Current ticket exists with Microsoft, active for the last two days, but they do not have a solution at this point. Interaction with their support team members, thus far, have confirmed that our setup is coded and implemented/configured correctly.


Solution

  • Issue:

    • Microsoft performed a maintenance update.
    • We were not running at least two instances of the app service plan (recommended but with an added cost of course)
    • The update completed but it left the function app in an "unhealthy" state. The app was running but could no longer recognize and respond to new messages in the service bus queue.
    • Restarting the function app corrected the immediate problem.

    Why a problem occurred:

    • Running only one instance of the app service plan.
    • When Microsoft needs to make updates (whatever they may be) the process has no choice but to attempt the update on this singular plan.
    • So, there is the possibility that the update causes a problem, and that is what happened, in this case.

    Mitigation:

    Running with at least two instances of the app service plan:

    • The update process will only update one instance at a time, per a
      schedule Microsoft has in place, where it will ensure not more than
      one instance is being updated at the same time.
    • The load balancer will direct all traffic to the instance(s) that is/are not being updated.

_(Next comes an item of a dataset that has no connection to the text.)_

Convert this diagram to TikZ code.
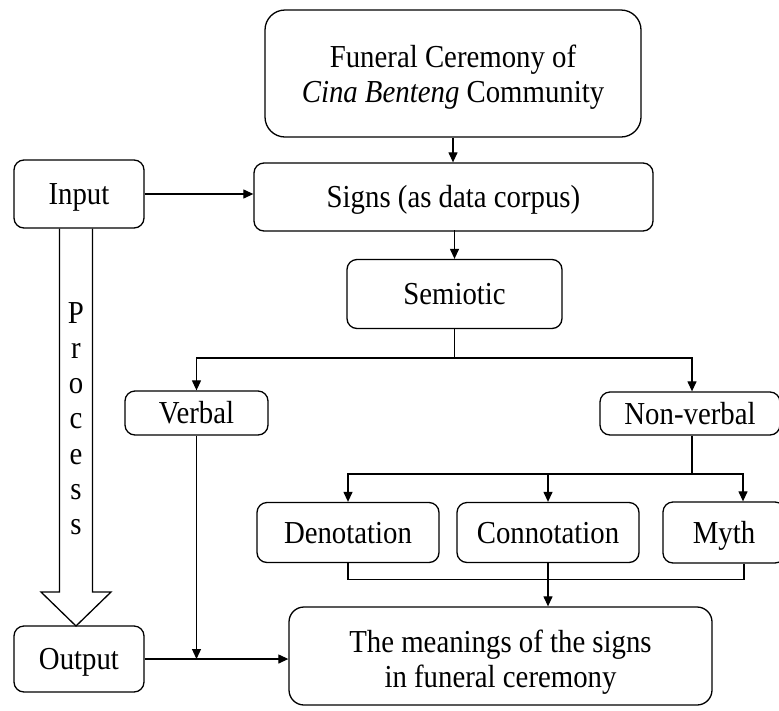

    Using Azure Health Check:

    • Not a bad solution, but for a function app looking for messages in
      the queue, this is not enough because it may be a case where the
      processing of the messages are time sensitive enough that relying on the Health Check to move to another instance, because the current is considered unhealthy, is not optimal.

    Code Solution:

    • Create a timer trigger function app that checks the queue to see how long the most recent message has been there. Just a "peek", of course, and if the time is longer than what is considered normal then send an alert.

    Azure Solution:

    • Use Azure Monitor and configure an alert that determines if the most current message has been in the queue longer than a predefined time.

    Conclusion:

    So, in essence, our problem was that an update occurred via Microsoft maintenance, but our environment was not capable of dealing with whether a problem arose due to the update. Now, there is no way to always be 100% accurate in dealing with updates, but, by having at least two instances active we should be able to eliminate future problems, relative to maintenance updates. And, I am exploring using an Azure Monitor alert to inform us if messages stay in the queue longer than what we would expect. I'll explore the code solution if using Azure Monitor does not work for our case.

    Shout-out/Response to others:

    Finally, thank you Vivek, for your suggestions. In this case, a timer trigger, just to see if the queue monitoring function app was idle/not running, would not work because the function app is set to always be running, and it was active, but it just lost the ability to see new messages in the queue for processing.